A civilização ocidental nasceu a partir da superação da lei do “olho por olho”, a partir de um perdão que não é fraqueza, mas participação na experiência de um Deus que perdoou quem o acusava e matava injustamente e que venceu o mal. Um perdão que se torna positividade, reconstrução, civilização, paz, trabalho, ciência, progresso, democracia, tolerância, possibilidade de que a pessoa seja sempre maior das circunstâncias que deveriam nos oprimir. Infelizmente, não basta organizar “reuniões” de representantes de diversas religiões, se esses encontros permanecem abstratos.
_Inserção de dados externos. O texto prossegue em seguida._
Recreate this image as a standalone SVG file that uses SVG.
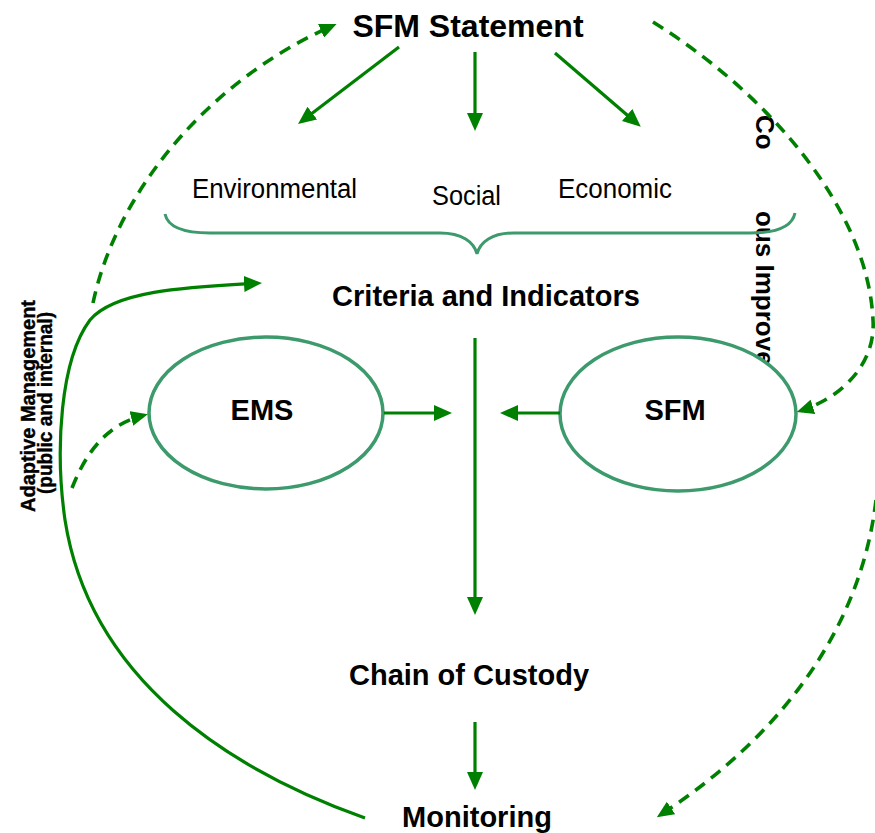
<svg xmlns="http://www.w3.org/2000/svg" width="875" height="833" viewBox="0 0 875 833">
  <style>
    .t { font-family: "Liberation Sans", Arial, sans-serif; fill: #000; }
    .b { font-weight: bold; }
    .heavy { stroke: #000; stroke-width: 0.4; }
    .node { fill: #fff; stroke: #3c9a6c; stroke-width: 3.5; }
    .brace { fill: none; stroke: #3c9a6c; stroke-width: 3; }
    .conn { fill: none; stroke: #008000; stroke-width: 3.2; }
    .dash { stroke-width: 3.6; stroke-dasharray: 12 8; }
  </style>
  <defs>
    <marker id="ah" markerUnits="userSpaceOnUse" markerWidth="18" markerHeight="16" refX="13" refY="8" orient="auto" viewBox="0 0 18 16">
      <path d="M0,0 L18,8 L0,16 z" fill="#008000"/>
    </marker>
    <marker id="ahs" markerUnits="userSpaceOnUse" markerWidth="17" markerHeight="15" refX="12" refY="7.5" orient="auto" viewBox="0 0 17 15">
      <path d="M0,0 L17,7.5 L0,15 z" fill="#008000"/>
    </marker>
  </defs>
  <rect width="875" height="833" fill="#fff"/>

  <g id="continuous-improvement-label">
    <text class="t b" font-size="26" transform="translate(756,115) rotate(90)">Co</text>
    <text class="t b" font-size="26" transform="translate(756,211) rotate(90)">ous Improve</text>
  </g>

  <g id="adaptive-management-label">
    <text class="t b heavy" font-size="20" transform="translate(35,512) rotate(-90)" textLength="212" lengthAdjust="spacingAndGlyphs">Adaptive Management</text>
    <text class="t b heavy" font-size="20" transform="translate(52,494) rotate(-90)" textLength="182" lengthAdjust="spacingAndGlyphs">(public and internal)</text>
  </g>

  <g id="sfm-statement">
    <text class="t b" x="468" y="37" font-size="32" text-anchor="middle">SFM Statement</text>
  </g>
  <g id="environmental">
    <text class="t" x="192" y="198" font-size="27" textLength="165" lengthAdjust="spacingAndGlyphs">Environmental</text>
  </g>
  <g id="social">
    <text class="t" x="432" y="205" font-size="27" textLength="69" lengthAdjust="spacingAndGlyphs">Social</text>
  </g>
  <g id="economic">
    <text class="t" x="558" y="198" font-size="27" textLength="114" lengthAdjust="spacingAndGlyphs">Economic</text>
  </g>
  <g id="brace">
    <path class="brace" d="M165,214 C168,228 185,233 210,233 L440,233 C462,233 474,242 477,254 C480,242 492,233 514,233 L750,233 C775,233 792,228 795,213"/>
  </g>
  <g id="criteria-indicators">
    <text class="t b" x="486" y="306" font-size="29" text-anchor="middle">Criteria and Indicators</text>
  </g>
  <g id="ems">
    <ellipse class="node" cx="266" cy="413" rx="117" ry="76"/>
    <text class="t b" x="262" y="420" font-size="29" text-anchor="middle">EMS</text>
  </g>
  <g id="sfm">
    <ellipse class="node" cx="678" cy="414" rx="118" ry="77"/>
    <text class="t b" x="675" y="420" font-size="29" text-anchor="middle">SFM</text>
  </g>
  <g id="chain-of-custody">
    <text class="t b" x="469" y="685" font-size="29" text-anchor="middle">Chain of Custody</text>
  </g>
  <g id="monitoring">
    <text class="t b" x="477" y="827" font-size="29" text-anchor="middle">Monitoring</text>
  </g>

  <g id="connectors">
    <path class="conn" d="M399,47 L302,121" marker-end="url(#ah)"/>
    <path class="conn" d="M475,52 L475,126" marker-end="url(#ah)"/>
    <path class="conn" d="M555,53 L637,123.5" marker-end="url(#ah)"/>
    <path class="conn" d="M384,413 L447,413" marker-end="url(#ah)"/>
    <path class="conn" d="M560,413 L505,413" marker-end="url(#ah)"/>
    <path class="conn" d="M475,338 L475,610" marker-end="url(#ah)"/>
    <path class="conn" d="M475,722 L475,785" marker-end="url(#ah)"/>
    <path class="conn" d="M365,818 C230,770 90,680 65,520 C55,450 60,360 90,320 C115,290 190,287 257,283.2" marker-end="url(#ah)"/>
    <path class="conn dash" d="M93,303 C117,190 210,80 332,26" marker-end="url(#ahs)"/>
    <path class="conn dash" d="M72,488 C85,455 105,425 143,415.5" marker-end="url(#ahs)"/>
    <path class="conn dash" d="M653,22 C770,95 868,210 873,320 C876,365 840,398 801.5,410.5" marker-end="url(#ahs)"/>
    <path class="conn dash" d="M876,500 C862,620 790,730 661,814.5" marker-end="url(#ahs)"/>
  </g>
</svg>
A mulher tchetchena e o palestino em luta, a quem nenhuma reivindicação aceita restituirá o familiar ou o amigo morto, precisam encontrar homens diferentes que, tendo vivido primeiro a experiência do perdão, possam testemunhar uma maneira mais humana de tratar a mulher, as coisas, o trabalho.
Precisam encontrar cristãos que parem de “fazer arremedo” das ideologias e vivam autenticamente seu ser comunidades portadoras de paz; fiéis cristãos que reconheçam e defendam a inviolabilidade do indivíduo. Precisam encontrar muçulmanos movidos profundamente pelo seu senso religioso, que afirmem a sacralidade da vida, como os que redigiram o apelo dos muçulmanos moderados italianos. Precisam encontrar políticos amantes dos povos, como o foram os Pais da Europa.
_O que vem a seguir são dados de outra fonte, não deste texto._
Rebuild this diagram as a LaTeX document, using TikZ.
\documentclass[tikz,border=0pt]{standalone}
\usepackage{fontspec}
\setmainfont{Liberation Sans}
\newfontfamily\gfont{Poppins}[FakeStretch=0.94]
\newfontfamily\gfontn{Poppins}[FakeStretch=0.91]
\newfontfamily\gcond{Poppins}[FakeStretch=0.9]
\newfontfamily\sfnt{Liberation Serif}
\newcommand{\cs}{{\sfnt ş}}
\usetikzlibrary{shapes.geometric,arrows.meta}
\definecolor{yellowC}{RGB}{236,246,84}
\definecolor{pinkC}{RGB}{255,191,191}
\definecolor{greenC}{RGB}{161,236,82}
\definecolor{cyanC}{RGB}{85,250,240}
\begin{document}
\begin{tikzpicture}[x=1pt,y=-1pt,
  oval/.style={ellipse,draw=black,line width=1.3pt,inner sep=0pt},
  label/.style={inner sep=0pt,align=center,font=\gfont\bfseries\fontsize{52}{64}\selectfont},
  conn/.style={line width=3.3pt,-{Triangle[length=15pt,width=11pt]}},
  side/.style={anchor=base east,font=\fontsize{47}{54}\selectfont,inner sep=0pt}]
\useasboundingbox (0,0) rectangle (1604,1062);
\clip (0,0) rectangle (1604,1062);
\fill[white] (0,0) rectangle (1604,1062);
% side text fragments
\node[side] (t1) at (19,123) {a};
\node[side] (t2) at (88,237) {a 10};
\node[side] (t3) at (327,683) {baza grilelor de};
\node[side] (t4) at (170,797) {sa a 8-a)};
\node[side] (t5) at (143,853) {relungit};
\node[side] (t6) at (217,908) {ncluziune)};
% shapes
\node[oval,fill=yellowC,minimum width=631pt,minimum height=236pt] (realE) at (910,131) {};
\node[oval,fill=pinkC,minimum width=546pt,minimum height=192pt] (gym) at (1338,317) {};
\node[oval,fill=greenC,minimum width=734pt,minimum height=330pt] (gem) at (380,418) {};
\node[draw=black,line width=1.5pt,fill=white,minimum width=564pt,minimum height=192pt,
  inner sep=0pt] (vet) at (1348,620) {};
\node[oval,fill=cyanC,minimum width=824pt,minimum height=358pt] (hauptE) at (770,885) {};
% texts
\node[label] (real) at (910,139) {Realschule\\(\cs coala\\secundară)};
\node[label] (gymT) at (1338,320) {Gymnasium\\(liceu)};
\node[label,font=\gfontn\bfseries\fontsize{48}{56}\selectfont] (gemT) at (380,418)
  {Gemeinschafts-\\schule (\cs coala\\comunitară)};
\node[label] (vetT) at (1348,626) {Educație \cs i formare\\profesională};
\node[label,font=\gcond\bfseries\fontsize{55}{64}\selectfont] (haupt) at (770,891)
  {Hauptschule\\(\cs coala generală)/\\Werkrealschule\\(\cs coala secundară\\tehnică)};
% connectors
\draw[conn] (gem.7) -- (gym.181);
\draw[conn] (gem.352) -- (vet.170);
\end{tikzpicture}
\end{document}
Portanto, enquanto devemos nos defender do terrorismo, também por meio de operações de “peace keeping” para impedir o surgimento de novos Estados filo-terroristas, cada um de nós não pode furtar-se aos apelos amargurados dos profetas de nosso tempo, quais o Santo Padre João Paulo II, madre Teresa, padre Giussani.
Uma educação ao respeito pela vida, ao perdão, à amizade com o próximo e entre os povos, é o instrumento mais eficaz contra o terrorismo. É o começo do mundo novo.